Inselberg, a sports memorabilia dealer, was indicted on charges of fraud. He was accused of trafficking in fake game-worn jerseys, allegedly worn by New York Giants’ players.

However, according to the  Washington Post, Inselberg produced evidence suggesting that Giants equipment managers lied about him and prosecutors dropped the charges.

Inselberg and Bisignano entered into an agreement that “purported to convey Interactive’s patent portfolio to Bisignano”.

The agreement specified that Interactive transferred “all right, title and interest” in the patent portfolio

Shortly after the agreement, Bisignano became the CEO of First Data, a payment technology solutions company based in Atlanta, Georgia.
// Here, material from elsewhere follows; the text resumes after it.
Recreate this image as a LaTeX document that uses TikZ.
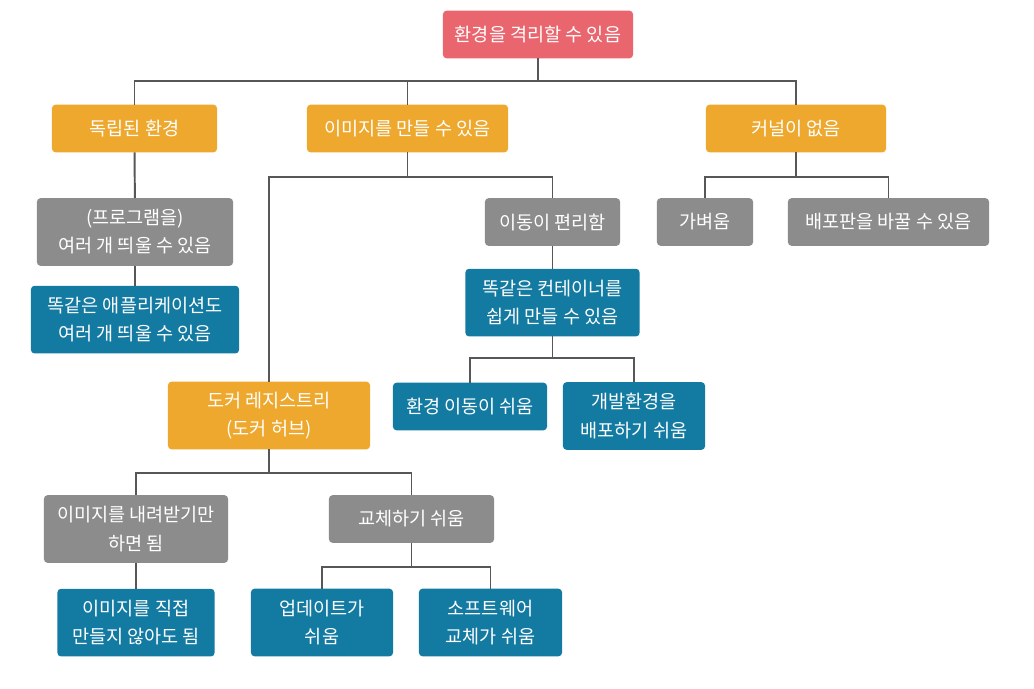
\documentclass[tikz,border=0pt]{standalone}
\usepackage{fontspec}
\setmainfont{Noto Sans CJK KR}
\usetikzlibrary{positioning}
\definecolor{rootred}{HTML}{E9666F}
\definecolor{topic}{HTML}{EDA82D}
\definecolor{point}{HTML}{8C8C8C}
\definecolor{gain}{HTML}{137AA2}
\definecolor{wire}{HTML}{575757}
\begin{document}
\begin{tikzpicture}[x=0.025cm,y=-0.025cm,every node/.style={font=\fontsize{13.2}{20}\selectfont,text=white},box/.style={rounded corners=2.5pt,align=center,inner sep=0pt,outer sep=0pt,minimum height=1.19cm},tall/.style={box,minimum height=1.69cm},link/.style={draw=wire,line width=1.4pt}]
\fill[white] (0,0) rectangle (1034,689);
\useasboundingbox (0,0) rectangle (1034,689);
\node[box,fill=rootred,minimum width=4.75cm] (root) at (538,34.5) {환경을 격리할 수 있음};
\node[box,fill=topic,minimum width=4.125cm] (indep) at (134.5,128.5) {독립된 환경};
\node[box,fill=topic,minimum width=5.025cm] (mkimg) at (407.5,128.5) {이미지를 만들 수 있음};
\node[box,fill=topic,minimum width=4.5cm] (nokern) at (796,128.5) {커널이 없음};
\node[tall,fill=point,minimum width=4.9cm] (multi) at (135,232) {(프로그램을)\\여러 개 띄울 수 있음};
\node[tall,fill=gain,minimum width=5.2cm,below=0.5cm of multi] (sameapp) {똑같은 애플리케이션도\\여러 개 띄울 수 있음};
\node[box,fill=point,minimum width=3.375cm] (move) at (552.5,222) {이동이 편리함};
\node[box,fill=point,minimum width=2.4cm] (light) at (705,222) {가벼움};
\node[box,fill=point,minimum width=5.025cm] (distro) at (888.5,222) {배포판을 바꿀 수 있음};
\node[tall,fill=gain,minimum width=4.35cm,below=0.575cm of move] (samect) {똑같은 컨테이너를\\쉽게 만들 수 있음};
\node[box,fill=gain,minimum width=3.85cm] (envmove) at (470,406.5) {환경 이동이 쉬움};
\node[tall,fill=gain,minimum width=3.55cm] (devenv) at (634,416) {개발환경을\\배포하기 쉬움};
\node[tall,fill=topic,minimum width=5.05cm] (registry) at (269,415.5) {도커 레지스트리\\(도커 허브)};
\node[tall,fill=point,minimum width=4.6cm] (pull) at (136,529) {이미지를 내려받기만\\하면 됨};
\node[box,fill=point,minimum width=4.125cm] (swap) at (411.5,519) {교체하기 쉬움};
\node[tall,fill=gain,minimum width=3.925cm,below=0.65cm of pull] (nobuild) {이미지를 직접\\만들지 않아도 됨};
\node[tall,fill=gain,minimum width=3.55cm] (update) at (322,622.5) {업데이트가\\쉬움};
\node[tall,fill=gain,minimum width=3.575cm] (sw) at (490.5,622.5) {소프트웨어\\교체가 쉬움};
% tree lines
\draw[link] (root.south) -- ++(0,23) -| (indep.north);
\draw[link] (root.south) -- ++(0,23) -| (mkimg.north);
\draw[link] (root.south) -- ++(0,23) -| (nokern.north);
\draw[link] (indep) -- (multi);
\draw[link] (multi) -- (sameapp);
\draw[link] (mkimg.south) -- ++(0,25) -| (registry.north);
\draw[link] (mkimg.south) -- ++(0,25) -| (move.north);
\draw[link] (nokern.south) -- ++(0,25) -| (light.north);
\draw[link] (nokern.south) -- ++(0,25) -| (distro.north);
\draw[link] (move) -- (samect);
\draw[link] (samect.south) -- ++(0,22) -| (envmove.north);
\draw[link] (samect.south) -- ++(0,22) -| (devenv.north);
\draw[link] (registry.south) -- ++(0,24) -| (pull.north);
\draw[link] (registry.south) -- ++(0,24) -| (swap.north);
\draw[link] (pull) -- (nobuild);
\draw[link] (swap.south) -- ++(0,24) -| (update.north);
\draw[link] (swap.south) -- ++(0,24) -| (sw.north);
\end{tikzpicture}
\end{document}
In 2014, Inselberg and Bisignano met to discuss the potential value of the patents.

According to the Federal Circuit, Inselberg noticed that First Data was using the patented technology without a licence and so proposed that First Data purchase or license the patents.

Inselberg also began claiming that the assignment to Bisignano was invalid.

Inselberg sent First Data a claim chart in November 2014 and, shortly after, Bisignano granted First Data a royalty-free licence.

“Inselberg’s counsel wrote to First Data in September 2015 stating that the assignment had ‘severe problems’ that likely made it void under New Jersey state law,” said the court.

Two cases were filed based on this dispute.

Bisignano and First Data filed a complaint in the US District Court for the District of New Jersey seeking declaratory judgment regarding the validity of the licence agreement and Bisignano’s ownership of the patent portfolio.

Inselberg and Interative then filed a complaint in the New Jersey Superior Court, asserting state law claims in the complaint, but no patent claims.

After filing their answer and counterclaims, Bisignano and First Data removed the state court action to the New Jersey District Court.

District Judge Kevin McNulty found that all of Inselberg’s claims were state law claims involving property rights created by state statute or common law.

“Indeed, it is the other way around; unless Inselberg prevails on his state law claims and regains ownership of the patents, he cannot possess a federal claim of infringement," said McNulty.

The alleged patent law issues were “incidental and contingent” because Inselberg and Interactive were not the current patent owners, and neither were suing as the patentee.

McNulty dismissed the federal claims and remanded the state law claims back to state court.

Bisignano and First Data then appealed against the district court’s orders to the Federal Circuit.

On Friday, September 15, the Federal Circuit affirmed the district court’s actions, stating that the lower court had correctly dismissed the federal claims for lack of subject matter jurisdiction.

Circuit Judge Kathleen O’Malley, on behalf of the court, said that if Inselberg and Interactive are successful in recovering the patents, then First Data’s and Bisignano’s claims would no longer be contingent on a future event that “may not occur at all”.

“Until that time, however, an infringement dispute between these parties is not ripe,” she said.

The Federal Circuit also held that it was precluded from reviewing the remand order.